Drop the images; return everything else in the listing below exactly.
------ Source data ------
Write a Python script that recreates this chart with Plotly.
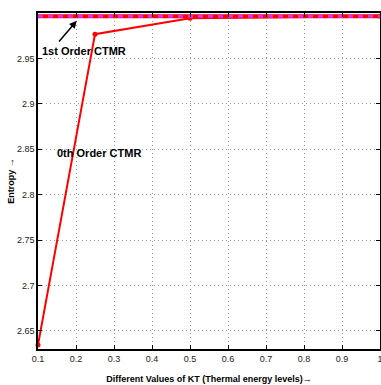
import plotly.graph_objects as go

kt = [0.1, 0.25, 0.5, 1.0]
entropy_0th = [2.6345, 2.9767, 2.9943, 2.9965]
kt_1st = [0.1, 1.0]
entropy_1st = [2.9965, 2.9965]

x_ticks = [0.1, 0.2, 0.3, 0.4, 0.5, 0.6, 0.7, 0.8, 0.9, 1.0]
x_labels = ["0.1", "0.2", "0.3", "0.4", "0.5", "0.6", "0.7", "0.8", "0.9", "1"]
y_ticks = [2.65, 2.7, 2.75, 2.8, 2.85, 2.9, 2.95]
y_labels = ["2.65", "2.7", "2.75", "2.8", "2.85", "2.9", "2.95"]

FONT = "Liberation Sans, Arial, sans-serif"

fig = go.Figure()
fig.add_trace(go.Scatter(x=kt, y=entropy_0th, mode="lines+markers",
                         line=dict(color="#ff0000", width=2),
                         marker=dict(color="#ff0000", size=5),
                         cliponaxis=False, showlegend=False))
fig.add_trace(go.Scatter(x=kt_1st, y=entropy_1st, mode="lines",
                         line=dict(color="#ff0000", width=4),
                         cliponaxis=False, showlegend=False))
fig.add_trace(go.Scatter(x=kt_1st, y=entropy_1st, mode="lines",
                         line=dict(color="#cc33ff", width=3, dash="5px,5px"),
                         cliponaxis=False, showlegend=False))

fig.add_annotation(x=0.202, y=2.9915, ax=0.152, ay=2.967, xref="x", yref="y",
                   axref="x", ayref="y", text="", showarrow=True,
                   arrowhead=2, arrowsize=1, arrowwidth=1.5, arrowcolor="black")
fig.add_annotation(x=0.104, y=2.9585, xref="x", yref="y", text="<b>1st Order CTMR</b>",
                   xanchor="left", showarrow=False,
                   font=dict(family=FONT, size=11, color="black"))
fig.add_annotation(x=0.145, y=2.846, xref="x", yref="y", text="<b>0th Order CTMR</b>",
                   xanchor="left", showarrow=False,
                   font=dict(family=FONT, size=11, color="black"))

axis_common = dict(showline=True, linecolor="black", linewidth=1.5, mirror="ticks",
                   ticks="inside", ticklen=4, tickcolor="black", tickwidth=1,
                   showgrid=True, gridcolor="#9a9a9a", griddash="1px,3px", gridwidth=1,
                   zeroline=False, automargin=False, ticklabeloverflow="allow",
                   tickfont=dict(family=FONT, size=9, color="#222222"))

fig.update_xaxes(range=[0.1, 1.0], tickvals=x_ticks, ticktext=x_labels,
                 title=dict(text="<b>Different Values of KT (Thermal energy levels)→</b>",
                            font=dict(family=FONT, size=9, color="black"), standoff=13),
                 **axis_common)
fig.update_yaxes(range=[2.63, 3.0], tickvals=y_ticks, ticktext=y_labels,
                 title=dict(text="<b>Entropy →</b>",
                            font=dict(family=FONT, size=9, color="black"), standoff=1),
                 **axis_common)

fig.update_layout(width=381, height=385, margin=dict(l=38, r=1, t=13, b=36),
                  plot_bgcolor="white", paper_bgcolor="white")

fig.write_html("out.html")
------
Result —
Write a Python script that recreates this chart with Plotly.
import plotly.graph_objects as go

kt = [0.1, 0.25, 0.5, 1.0]
entropy_0th = [2.6345, 2.9767, 2.9943, 2.9965]
kt_1st = [0.1, 1.0]
entropy_1st = [2.9965, 2.9965]

x_ticks = [0.1, 0.2, 0.3, 0.4, 0.5, 0.6, 0.7, 0.8, 0.9, 1.0]
x_labels = ["0.1", "0.2", "0.3", "0.4", "0.5", "0.6", "0.7", "0.8", "0.9", "1"]
y_ticks = [2.65, 2.7, 2.75, 2.8, 2.85, 2.9, 2.95]
y_labels = ["2.65", "2.7", "2.75", "2.8", "2.85", "2.9", "2.95"]

FONT = "Liberation Sans, Arial, sans-serif"

fig = go.Figure()
fig.add_trace(go.Scatter(x=kt, y=entropy_0th, mode="lines+markers",
                         line=dict(color="#ff0000", width=2),
                         marker=dict(color="#ff0000", size=5),
                         cliponaxis=False, showlegend=False))
fig.add_trace(go.Scatter(x=kt_1st, y=entropy_1st, mode="lines",
                         line=dict(color="#ff0000", width=4),
                         cliponaxis=False, showlegend=False))
fig.add_trace(go.Scatter(x=kt_1st, y=entropy_1st, mode="lines",
                         line=dict(color="#cc33ff", width=3, dash="5px,5px"),
                         cliponaxis=False, showlegend=False))

fig.add_annotation(x=0.202, y=2.9915, ax=0.152, ay=2.967, xref="x", yref="y",
                   axref="x", ayref="y", text="", showarrow=True,
                   arrowhead=2, arrowsize=1, arrowwidth=1.5, arrowcolor="black")
fig.add_annotation(x=0.104, y=2.9585, xref="x", yref="y", text="<b>1st Order CTMR</b>",
                   xanchor="left", showarrow=False,
                   font=dict(family=FONT, size=11, color="black"))
fig.add_annotation(x=0.145, y=2.846, xref="x", yref="y", text="<b>0th Order CTMR</b>",
                   xanchor="left", showarrow=False,
                   font=dict(family=FONT, size=11, color="black"))

axis_common = dict(showline=True, linecolor="black", linewidth=1.5, mirror="ticks",
                   ticks="inside", ticklen=4, tickcolor="black", tickwidth=1,
                   showgrid=True, gridcolor="#9a9a9a", griddash="1px,3px", gridwidth=1,
                   zeroline=False, automargin=False, ticklabeloverflow="allow",
                   tickfont=dict(family=FONT, size=9, color="#222222"))

fig.update_xaxes(range=[0.1, 1.0], tickvals=x_ticks, ticktext=x_labels,
                 title=dict(text="<b>Different Values of KT (Thermal energy levels)→</b>",
                            font=dict(family=FONT, size=9, color="black"), standoff=13),
                 **axis_common)
fig.update_yaxes(range=[2.63, 3.0], tickvals=y_ticks, ticktext=y_labels,
                 title=dict(text="<b>Entropy →</b>",
                            font=dict(family=FONT, size=9, color="black"), standoff=1),
                 **axis_common)

fig.update_layout(width=381, height=385, margin=dict(l=38, r=1, t=13, b=36),
                  plot_bgcolor="white", paper_bgcolor="white")

fig.write_html("out.html")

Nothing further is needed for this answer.